For her latest movie, “Love For Life,” Ms. Zhang heads back to China. She stars alongside Aaron Kwok in a love story about an AIDS-stricken villager in the Chinese countryside.

We asked Ms. Zhang for her five favorite movies.

“Ju Dou” (1990): The film, directed by Zhang Yimou, stars Gong Li as a woman who has been sold as a wife to an older man. “This movie is very fun to watch,” said Ms. Zhang, shaking her head in wonder, “Gong Li is still the best actress overall.

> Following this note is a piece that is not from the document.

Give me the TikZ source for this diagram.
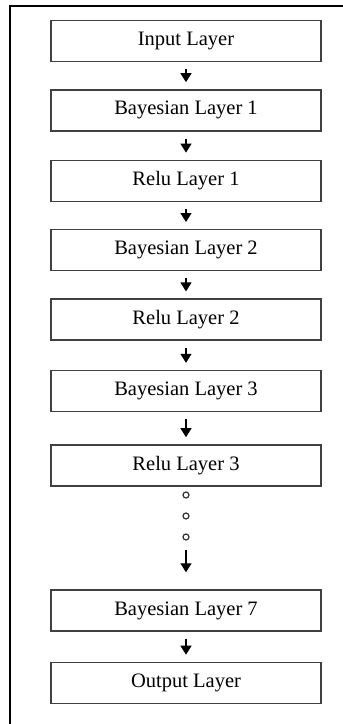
\documentclass[tikz,border=0pt]{standalone}
\usepackage{fontspec}
\setmainfont{Liberation Serif}
\usetikzlibrary{positioning,arrows.meta}

\begin{document}
\begin{tikzpicture}[x=1pt,y=1pt,
    layer/.style={draw=black!75,line width=1.4pt,minimum width=270pt,
        minimum height=41pt,inner sep=0pt,font=\fontsize{20.5}{24}\selectfont},
    flow/.style={line width=1.3pt,-{Triangle[width=11pt,length=9pt]}},
    gap/.style={circle,draw=black!80,line width=1.2pt,minimum size=6pt,inner sep=0pt}]
\useasboundingbox (0,0) rectangle (343,-724);
\clip (0,0) rectangle (343,-724);
% outer frame, only the top and left edges fall on the page
\draw[line width=2.5pt] (10,-740) -- (10,-6) -- (360,-6);
% the stack of layers, top to bottom
\node[layer] (in) at (186,-41) {Input Layer};
\node[layer,below=27pt of in] (b1) {Bayesian Layer 1};
\node[layer,below=28pt of b1] (r1) {Relu Layer 1};
\node[layer,below=27pt of r1] (b2) {Bayesian Layer 2};
\node[layer,below=27pt of b2] (r2) {Relu Layer 2};
\node[layer,below=29pt of r2] (b3) {Bayesian Layer 3};
\node[layer,below=32pt of b3] (r3) {Relu Layer 3};
\node[layer] (b7) at (186,-610.5) {Bayesian Layer 7};
\node[layer,below=30pt of b7] (out) {Output Layer};
% arrows between neighbouring layers
\foreach \a/\b in {in/b1,b1/r1,r1/b2,b2/r2,r2/b3,b3/r3,b7/out}
    \draw[flow] ([yshift=-7pt]\a.south) -- ([yshift=7pt]\b.north);
% skipped layers
\node[gap] (d1) at (186,-495) {};
\node[gap] (d2) at (186,-516) {};
\node[gap] (d3) at (186,-537) {};
\coordinate (skip) at (186,-550);
\draw[flow] (skip) -- ([yshift=17pt]b7.north);
\end{tikzpicture}
\end{document}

Her performance in this movie is on the same level as Halle Berry’s in “Monster’s Ball,” which I also admire.”

“The Story of Qiu Ju” (1992): “Zhang Yimou has inner strength. [Many movies] are superficial but this is not. The story and the characters develop slowly but it really strikes the audience.”

“Comrades: Almost a Love Story” (1996): “When I look at a script, the most important thing is for it to touch me. [Comrades is] very touching and really moved me. I think that’s the most basic thing a movie should do. I love it!”

“21 Grams” (2003): “This is not the same as the other movies I mentioned. I cried a lot when watching it. It’s a classic. I like movies about real people and this is one of them. It’s truthful and the characters are very touching.”

“Inglourious Basterds” (2009): “I like Quentin Tarantino a lot. This is a very strong movie. In a good movie, you will remember the characters after you watch it.”